The sweep closed the book on this baseball season, but there really wasn’t supposed to be a final chapter. The Giants were dead in the water twice during this playoff run. They were down 2-0 in the best of five Division Series against the Cincinatti Reds and down 3-1 in the best of seven National League Championship series to the St. Louis Cardinals. That means they won six win-or-go home elimination games just for a shot in the World Series.

That’s six chances to fold. That’s six chances to become another anonymous statistic in the long collective memory of baseball history. That’s six chances to defy the odds and the Giant met the challenge every time. When the players hoisted the trophy on the road in Comerica ballpark in Detroit they reeled off seven straight wins with their last loss coming a week and a half ago.

This team is an enigma to the national media that focuses on high-priced sluggers and star power, but the one thing that isn’t sexy is what these Giants did best.  They competed better than anybody else. They played their hardest every inning, every pitch, every moment despite long odds and history that told them constantly that this wasn’t possible.

You may be wondering what this has to do with your career. Well, competition is not something that is relegated to sports, but  a mindset that is universal, timeless and critical to your success. Your job search is a competition, your business is a competition even that novel you are writing is a competition. The opponent could be the unseen fellow vying for your job, the rival trying to pull off the same business model you are or it could be yourself and the demons that you carry.

The best compete at the highest level and the ones that don’t you’ve probably never heard of because they’ve already quit. To rise up in the ranks, to get where you need to go is a matter of preparation, belief and a willingness to compete. It’s aspiring to be the best not just when it counts, but every moment of every day.
Sometimes career struggles stem from the heart. No amount of advice will fix the person who thinks like a loser. There isn’t much anybody can do for the person that has lost the will to compete.

Numbers can’t explain a competitor whether it’s unemployment figures or postseason history because competition happens in the here and now. Facts, figures and numbers of any type are written after the fact and we use it to extrapolate a possible future. History only has power over the folks who believe in what it says.

Data can be used to make an informed decision in the present, but too often it’s used as a reason to not even try.

History helps you identify what risks may lay ahead, but it can’t predict anything with absolute certainty. A competitor embrace the risks that come with history. To them it is an opportunity that is there for the taking and the best ones rarely let go. Competitors are selfish, but it’s the type of attitude that you actually want to have. To a competitor, every opportunity is a chance to win and make yourself better. It’s a chance to prove yourself worthy of the moment however large or small it is.

There’s a caveat to this. Competing does not guarantee you will win every situation. A mind set does not sway a decision in your favor. It won’t guarantee that you will get that job, that the rejection letter won’t come or that you won’t be the next man up during a round of layoffs.

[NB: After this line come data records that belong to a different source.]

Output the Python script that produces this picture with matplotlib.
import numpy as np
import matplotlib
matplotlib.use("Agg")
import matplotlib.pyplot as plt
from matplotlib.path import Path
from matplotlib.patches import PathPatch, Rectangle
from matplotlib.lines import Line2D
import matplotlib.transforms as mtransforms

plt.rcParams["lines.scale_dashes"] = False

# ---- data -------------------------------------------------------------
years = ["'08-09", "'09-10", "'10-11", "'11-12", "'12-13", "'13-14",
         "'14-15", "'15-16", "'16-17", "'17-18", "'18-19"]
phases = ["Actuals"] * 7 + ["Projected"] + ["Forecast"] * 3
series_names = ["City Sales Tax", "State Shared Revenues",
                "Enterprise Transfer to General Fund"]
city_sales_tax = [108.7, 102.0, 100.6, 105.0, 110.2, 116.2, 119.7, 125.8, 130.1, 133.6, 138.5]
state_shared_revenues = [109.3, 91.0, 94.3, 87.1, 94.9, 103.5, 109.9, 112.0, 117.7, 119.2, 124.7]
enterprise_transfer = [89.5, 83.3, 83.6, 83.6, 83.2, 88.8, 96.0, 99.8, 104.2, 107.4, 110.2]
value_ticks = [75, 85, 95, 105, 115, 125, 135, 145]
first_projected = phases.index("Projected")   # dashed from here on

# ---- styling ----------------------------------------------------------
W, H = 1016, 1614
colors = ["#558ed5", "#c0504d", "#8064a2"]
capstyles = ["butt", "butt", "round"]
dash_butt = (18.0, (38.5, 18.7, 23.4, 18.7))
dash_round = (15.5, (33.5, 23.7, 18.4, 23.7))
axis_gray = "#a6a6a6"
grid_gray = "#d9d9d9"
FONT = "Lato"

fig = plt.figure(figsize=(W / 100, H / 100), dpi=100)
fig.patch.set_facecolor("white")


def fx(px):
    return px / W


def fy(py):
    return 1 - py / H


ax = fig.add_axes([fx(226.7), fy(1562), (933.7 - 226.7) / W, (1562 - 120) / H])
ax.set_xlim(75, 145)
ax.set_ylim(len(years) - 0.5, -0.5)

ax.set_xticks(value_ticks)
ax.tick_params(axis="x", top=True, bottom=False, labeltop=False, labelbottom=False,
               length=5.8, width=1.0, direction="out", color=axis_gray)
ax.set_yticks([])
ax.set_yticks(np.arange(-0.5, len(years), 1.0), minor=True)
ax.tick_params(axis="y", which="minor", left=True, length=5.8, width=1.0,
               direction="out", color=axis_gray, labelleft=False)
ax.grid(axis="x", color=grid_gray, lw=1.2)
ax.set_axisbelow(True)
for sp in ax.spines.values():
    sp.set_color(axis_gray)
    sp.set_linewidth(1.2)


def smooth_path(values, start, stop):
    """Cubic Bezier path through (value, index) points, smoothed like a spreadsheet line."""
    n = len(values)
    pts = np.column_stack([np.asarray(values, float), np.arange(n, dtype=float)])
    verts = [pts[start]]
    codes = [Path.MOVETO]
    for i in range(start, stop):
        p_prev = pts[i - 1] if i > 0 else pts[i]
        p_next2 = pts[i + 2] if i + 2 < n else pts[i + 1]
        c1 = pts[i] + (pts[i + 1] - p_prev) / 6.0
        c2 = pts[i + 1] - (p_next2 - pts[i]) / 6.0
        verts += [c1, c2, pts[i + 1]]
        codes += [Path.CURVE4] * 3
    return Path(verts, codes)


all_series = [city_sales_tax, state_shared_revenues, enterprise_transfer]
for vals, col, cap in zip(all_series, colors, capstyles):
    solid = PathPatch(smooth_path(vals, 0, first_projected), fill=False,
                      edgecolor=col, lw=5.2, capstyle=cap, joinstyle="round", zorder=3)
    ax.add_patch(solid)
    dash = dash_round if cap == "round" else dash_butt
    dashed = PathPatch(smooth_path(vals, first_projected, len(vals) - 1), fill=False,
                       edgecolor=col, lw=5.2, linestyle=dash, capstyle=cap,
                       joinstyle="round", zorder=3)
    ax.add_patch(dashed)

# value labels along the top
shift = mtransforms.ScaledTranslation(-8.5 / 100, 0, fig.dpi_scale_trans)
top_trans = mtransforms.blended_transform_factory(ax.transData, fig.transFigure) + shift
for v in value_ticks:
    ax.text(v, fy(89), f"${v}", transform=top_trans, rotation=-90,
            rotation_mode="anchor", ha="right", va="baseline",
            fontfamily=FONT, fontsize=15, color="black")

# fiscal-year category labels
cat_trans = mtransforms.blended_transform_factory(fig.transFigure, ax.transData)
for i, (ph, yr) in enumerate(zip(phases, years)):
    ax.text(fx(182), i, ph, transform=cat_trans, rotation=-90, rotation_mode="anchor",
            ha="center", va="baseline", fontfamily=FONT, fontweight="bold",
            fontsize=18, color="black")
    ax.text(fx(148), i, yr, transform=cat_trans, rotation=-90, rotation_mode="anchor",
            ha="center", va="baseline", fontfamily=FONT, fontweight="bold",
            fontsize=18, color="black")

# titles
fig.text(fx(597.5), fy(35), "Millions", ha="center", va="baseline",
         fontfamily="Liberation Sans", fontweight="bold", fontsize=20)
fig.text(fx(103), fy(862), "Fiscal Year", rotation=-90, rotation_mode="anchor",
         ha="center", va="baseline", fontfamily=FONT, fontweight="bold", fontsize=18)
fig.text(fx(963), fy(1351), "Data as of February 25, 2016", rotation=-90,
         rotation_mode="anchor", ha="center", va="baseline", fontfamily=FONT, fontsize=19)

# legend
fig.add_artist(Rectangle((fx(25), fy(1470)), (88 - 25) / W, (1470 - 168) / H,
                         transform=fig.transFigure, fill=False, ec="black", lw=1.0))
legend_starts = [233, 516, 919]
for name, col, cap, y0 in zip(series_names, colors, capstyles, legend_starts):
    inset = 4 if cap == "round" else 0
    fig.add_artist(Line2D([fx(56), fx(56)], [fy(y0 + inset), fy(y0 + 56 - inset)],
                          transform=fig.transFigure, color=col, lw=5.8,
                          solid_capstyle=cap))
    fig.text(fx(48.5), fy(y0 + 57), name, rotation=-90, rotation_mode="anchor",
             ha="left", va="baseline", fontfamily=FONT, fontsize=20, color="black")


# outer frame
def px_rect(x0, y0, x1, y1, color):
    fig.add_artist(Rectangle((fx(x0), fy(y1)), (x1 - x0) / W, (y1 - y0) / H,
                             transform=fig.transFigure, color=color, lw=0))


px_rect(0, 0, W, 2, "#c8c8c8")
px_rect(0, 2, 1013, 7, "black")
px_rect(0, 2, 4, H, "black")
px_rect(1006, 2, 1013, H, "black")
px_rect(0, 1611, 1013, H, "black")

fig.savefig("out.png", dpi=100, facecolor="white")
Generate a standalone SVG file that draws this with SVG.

Competitors don’t make winning or losing into a problem because to them it’s about playing the game not a result. Pressure only afflicts those who orient themselves with the results and see the game as a means to an end. A competitor simply doesn’t see winning or losing because they know it is beyond them to judge what is positive or negative in their lives.

A horrible situations may seem like losing, but who’s to say that the experience was bad for you? The next job might be better, that rejection letter could lead you to a better offer elsewhere, perhaps getting laid off is your opportunity to start a new career.

A true competitor wins every single time because the idea of losing does not exist to them. To them, the true measure of winning is playing the game to its fullest. A competitor feels the greatest pleasure in being exhausted and knowing in their heart of hearts that the effort was there.

Results don’t matter, but the effort does because in the end that is all we can give to our careers, to our lives and to the moment at hand. The best thing about thinking this way is that you can only get better.

Not all of us get to celebrate our career achievements with a parade down Market Street, but there is a certain pleasure in the grind no matter what that is. There is pleasure in simply playing the game for its own own sake.

For 29 other MLB teams the season ended early, but hope is eternal for there is always next year for them. The beauty of being a competitor is that there is always a shot at redemption. Give everything you have to each moment of the day for in the end effort is the only thing completely under your control.

The only way you can lose is to not compete at all.